- Education: George Washington University
- Occupation: Filmmaker

= Dan Gabriel =

American screenwriter

Dan Gabriel is a documentary filmmaker and former Central Intelligence Agency officer. He is known for his work as director and executive producer of the 2019 film Mosul, and the 2015 television series Exiting Hell.

==Early education and career==
Gabriel received a bachelor's degree in journalism and a graduate degree in international affairs from George Washington University. After graduation, he worked as a staff operations officer in the CIA's Directorate of Operations, where he worked in the fields of counter-terrorism and counter-radicalization. During this time he worked overseas during both Operation Iraqi Freedom and Operation Enduring Freedom.

==Film career==
In 2013 Gabriel attended New York University’s Tisch School of the Arts, and spent 2014 studying at the University of California’s School of Theatre, Film and Television. Between 2015 and 2017, Gabriel was the creator and executive producer for the documentary television series Life After Daesh, airing on Alhurra.
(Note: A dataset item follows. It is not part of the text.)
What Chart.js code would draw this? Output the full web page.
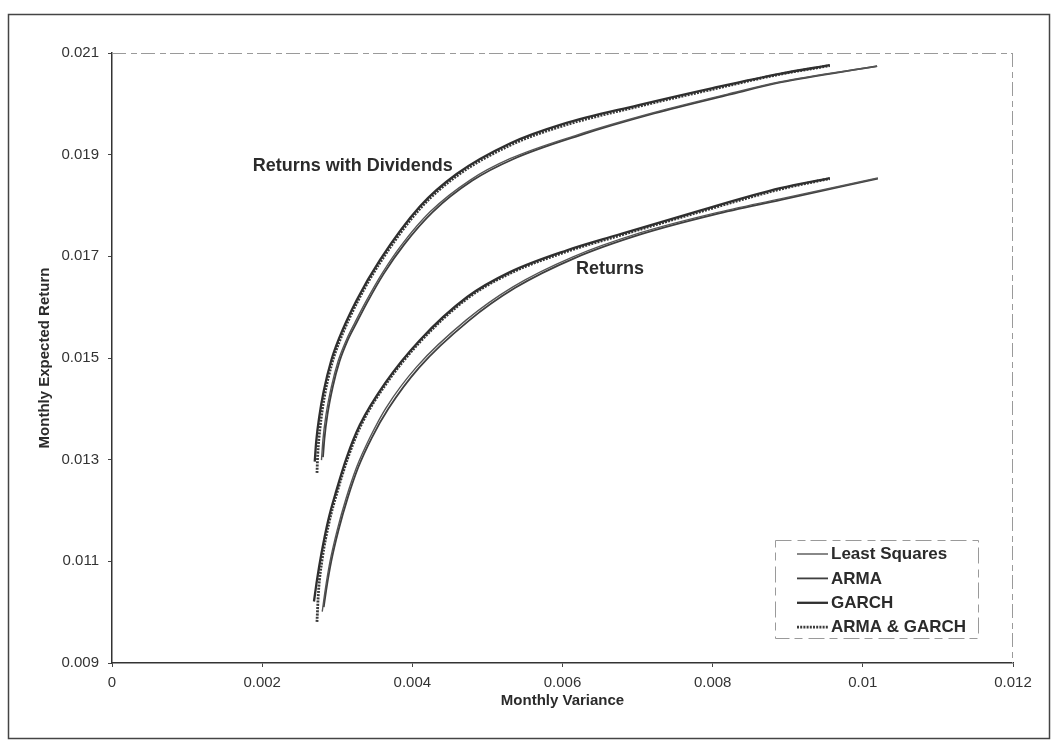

During the episodes of the series, former members of ISIS were interviewed about their experiences leaving the organization. In 2019 he released his documentary film Mosul, which he wrote, produced, and directed, which he began developing in 2016 during the attempts to liberate the city of Mosul from ISIS occupation. In addition to his work as a documentary filmmaker, he has also worked as a commentator on Fox News.